In the last lightning talk of the workshop Lukas R.A. Wilde offered an insightful meta-commentary on one of the central questions underpinning so much of the work in relation to Japanese visual media and beyond that we are grappling with through the new possibilities opened up by large scale databases such as those developed in the GOLEM, URW and JVMG projects, as well as the MADB, namely, can we pinpoint the problem of narrative factuality/reliability and intersubjectivity in the chronological development of the data we are working with, and the need to reflect on this problem as opposed to simply accepting the data as objectively given.

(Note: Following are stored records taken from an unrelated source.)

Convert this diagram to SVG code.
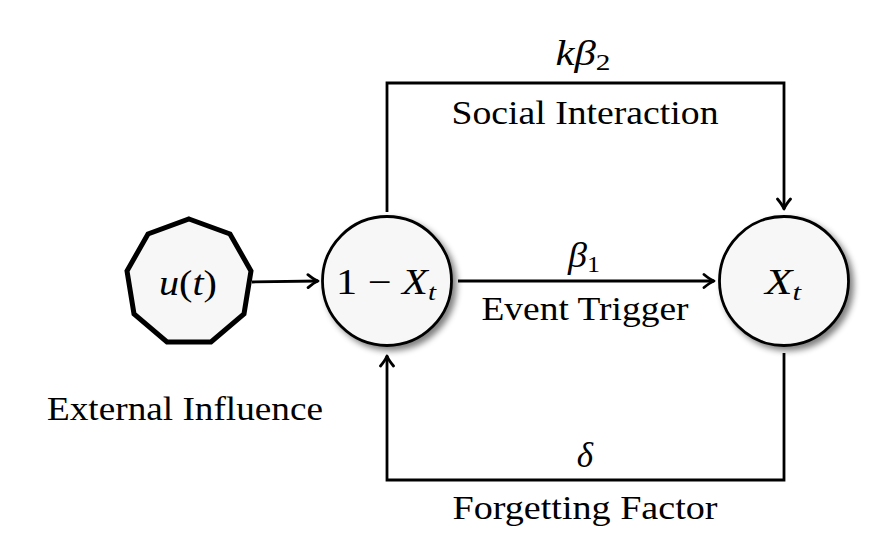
<svg xmlns="http://www.w3.org/2000/svg" width="894" height="544" viewBox="0 0 894 544">
<defs>
<filter id="sh" x="-30%" y="-30%" width="170%" height="170%">
<feGaussianBlur in="SourceAlpha" stdDeviation="3"/>
<feOffset dx="4" dy="4" result="b"/>
<feComponentTransfer><feFuncA type="linear" slope="0.5"/></feComponentTransfer>
<feMerge><feMergeNode/><feMergeNode in="SourceGraphic"/></feMerge>
</filter>
<marker id="arr" viewBox="-12 -8 14 16" markerWidth="14" markerHeight="16" refX="0" refY="0" orient="auto" markerUnits="userSpaceOnUse">
<path d="M-10,-6.5 Q-4,-1.5 0,0 Q-4,1.5 -10,6.5" fill="none" stroke="#000" stroke-width="2.8" stroke-linecap="round" stroke-linejoin="round"/>
</marker>
</defs>
<style>
.t{font-family:"Liberation Serif","DejaVu Serif",serif;font-size:34px;fill:#000}
.m{font-family:"Liberation Serif","DejaVu Serif",serif;font-size:35px;font-style:italic;fill:#000}
.s{font-size:24px;font-style:normal}
.si{font-size:24px;font-style:italic}
.e{fill:none;stroke:#000;stroke-width:2.8}
.n{fill:#f7f7f7;stroke:#000;stroke-width:2.8}
</style>
<rect width="894" height="544" fill="#fff"/>
<g id="connectors">
<line class="e" x1="252" y1="282" x2="318" y2="281" marker-end="url(#arr)"/>
<line class="e" x1="458" y1="281" x2="714" y2="281" marker-end="url(#arr)"/>
<polyline class="e" points="387,212 387,83 784,83 784,209" marker-end="url(#arr)"/>
<polyline class="e" points="784,353 784,480 387,480 387,356" marker-end="url(#arr)"/>
</g>
<g id="labels">
<text class="m" x="583" y="65" text-anchor="middle" textLength="55" lengthAdjust="spacingAndGlyphs">kβ<tspan class="s" dy="5">2</tspan></text>
<text class="t" x="585" y="124" text-anchor="middle" textLength="267" lengthAdjust="spacingAndGlyphs">Social Interaction</text>
<text class="m" x="584" y="267" text-anchor="middle" textLength="32" lengthAdjust="spacingAndGlyphs">β<tspan class="s" dy="5">1</tspan></text>
<text class="t" x="585" y="320" text-anchor="middle" textLength="207" lengthAdjust="spacingAndGlyphs">Event Trigger</text>
<text class="m" x="585" y="467" text-anchor="middle">δ</text>
<text class="t" x="585" y="519" text-anchor="middle" textLength="265" lengthAdjust="spacingAndGlyphs">Forgetting Factor</text>
<text class="t" x="185" y="420" text-anchor="middle" textLength="276" lengthAdjust="spacingAndGlyphs">External Influence</text>
</g>
<g id="node-u">
<polygon class="n" style="stroke-width:5" points="189,219 230,234 251,271 244,314 211,342 167,342 134,314 127,271 148,234"/>
<text class="m" x="188" y="295" text-anchor="middle" textLength="58" lengthAdjust="spacingAndGlyphs">u<tspan font-style="normal">(</tspan>t<tspan font-style="normal">)</tspan></text>
</g>
<g id="node-notX">
<circle class="n" cx="387" cy="281" r="64.5" filter="url(#sh)"/>
<text class="m" x="386" y="294" text-anchor="middle" textLength="100" lengthAdjust="spacingAndGlyphs"><tspan font-style="normal">1 − </tspan>X<tspan class="si" dy="6">t</tspan></text>
</g>
<g id="node-X">
<circle class="n" cx="784" cy="281" r="64.5" filter="url(#sh)"/>
<text class="m" x="783" y="294" text-anchor="middle" textLength="36" lengthAdjust="spacingAndGlyphs">X<tspan class="si" dy="6">t</tspan></text>
</g>
</svg>
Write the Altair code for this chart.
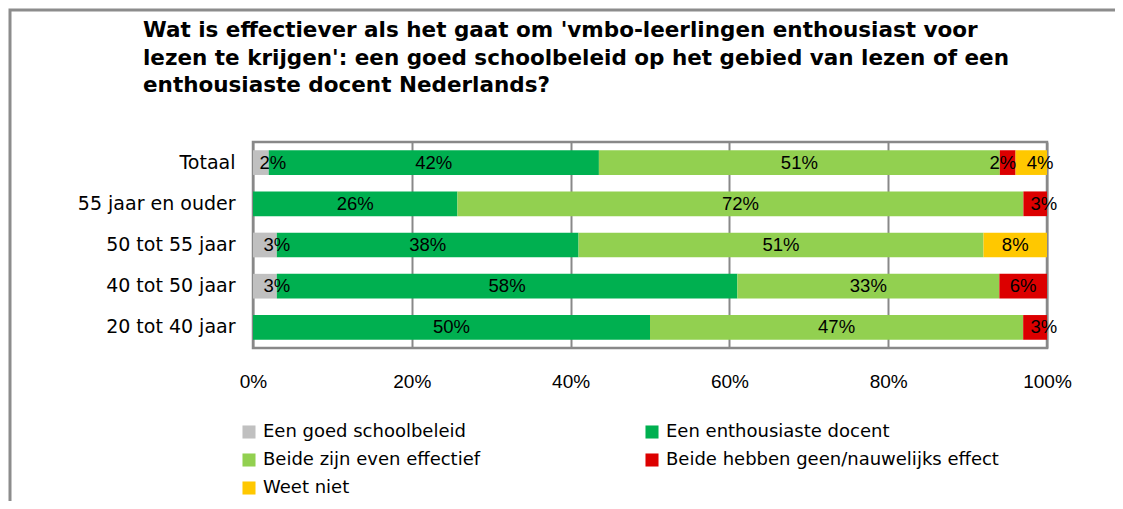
import altair as alt
import pandas as pd

groups = ["Totaal", "55 jaar en ouder", "50 tot 55 jaar", "40 tot 50 jaar", "20 tot 40 jaar"]
series = ["Een goed schoolbeleid", "Een enthousiaste docent", "Beide zijn even effectief",
          "Beide hebben geen/nauwelijks effect", "Weet niet"]
colors = ["#C0C0C0", "#00B050", "#92D050", "#DC0000", "#FFC800"]

schoolbeleid = [2, 0, 3, 3, 0]
docent = [42, 26, 38, 58, 50]
beide_effectief = [51, 72, 51, 33, 47]
geen_effect = [2, 3, 0, 6, 3]
weet_niet = [4, 0, 8, 0, 0]

x_ticks = [0, 0.2, 0.4, 0.6, 0.8, 1.0]

title_lines = [
    "Wat is effectiever als het gaat om 'vmbo-leerlingen enthousiast voor",
    "lezen te krijgen': een goed schoolbeleid op het gebied van lezen of een",
    "enthousiaste docent Nederlands?",
]

rows = []
for si, (name, vals) in enumerate(zip(series, [schoolbeleid, docent, beide_effectief, geen_effect, weet_niet])):
    for g, v in zip(groups, vals):
        rows.append({"group": g, "series": name, "value": v, "order": si})
df = pd.DataFrame(rows)

base = alt.Chart(df).transform_stack(
    stack="value", groupby=["group"], as_=["s0", "s1"], offset="normalize",
    sort=[alt.SortField("order", order="ascending")]
).transform_filter("datum.value > 0").transform_calculate(
    mid="(datum.s0 + datum.s1) / 2"
    " + (datum.value < 5 && datum.s1 > 0.999 ? 0.011 : 0)"
    " + (datum.value < 5 && datum.s0 < 0.001 ? 0.015 : 0)"
    " - (datum.value < 5 && datum.s0 > 0.001 && datum.s1 < 0.999 ? 0.006 : 0)",
    label="datum.value + '%'"
)

yenc = alt.Y("group:N", sort=groups,
             scale=alt.Scale(paddingInner=0.4, paddingOuter=0.2),
             axis=alt.Axis(title=None, ticks=False, domain=False, labelPadding=18,
                           labelFont="DejaVu Sans", labelFontSize=19, labelColor="#000000"))

bars = base.mark_bar().encode(
    x=alt.X("s0:Q", scale=alt.Scale(domain=[0, 1], nice=False),
            axis=alt.Axis(values=x_ticks, format=".0%", title=None, ticks=False, domain=False,
                          grid=True, gridColor="#888888", gridWidth=2, labelPadding=24,
                          labelFlush=False,
                          labelFont="Liberation Sans", labelFontSize=19, labelColor="#000000")),
    x2="s1:Q",
    y=yenc,
    color=alt.Color("series:N", scale=alt.Scale(domain=series, range=colors),
                    legend=alt.Legend(title=None, orient="none", legendX=-13, legendY=281,
                                      padding=0, direction="horizontal",
                                      columns=2, columnPadding=162, rowPadding=10,
                                      symbolType="square", symbolSize=170, symbolStrokeWidth=0,
                                      symbolOpacity=1, labelOffset=5,
                                      labelFont="DejaVu Sans", labelFontSize=18,
                                      labelColor="#000000", labelLimit=400)),
)

texts = base.mark_text(font="Liberation Sans", fontSize=18.5, color="#000000", baseline="middle").encode(
    x="mid:Q",
    y=alt.Y("group:N", sort=groups),
    text="label:N",
)

frame = alt.Chart(pd.DataFrame({"f": [0]})).mark_rect(
    fill=None, stroke="#8C8C8C", strokeWidth=3
).encode(x=alt.value(-243), x2=alt.value(1000), y=alt.value(-132), y2=alt.value(500))

chart = alt.layer(frame, bars, texts).properties(
    width=794, height=206,
    autosize=alt.AutoSizeParams(type="none"),
    padding={"left": 245, "top": 134, "right": 68, "bottom": 153},
    title=alt.TitleParams(text=title_lines, anchor="start", frame="group", dx=-110,
                          offset=-88, font="DejaVu Sans", fontSize=21.5, fontWeight="bold",
                          lineHeight=27.5, color="#000000"),
).configure_view(stroke="#888888", strokeWidth=2.5)

chart.save("out.html", embed_options={"renderer": "svg", "actions": False})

At the end of the two-day workshop everyone was quite exhausted and electrified at the same time, because we had witnessed a unique convergence of various disciplinary and domain specific perspectives in dialogue with each other and the opening up of new horizons of inquiry both theoretically and from a methodological standpoint. We are very grateful for the contributions, both in presentation form and as part of the ongoing lively discussions, of all the workshop participants, and we sincerely hope that we will be able to continue the dialogue that was initiated at this event in the coming years.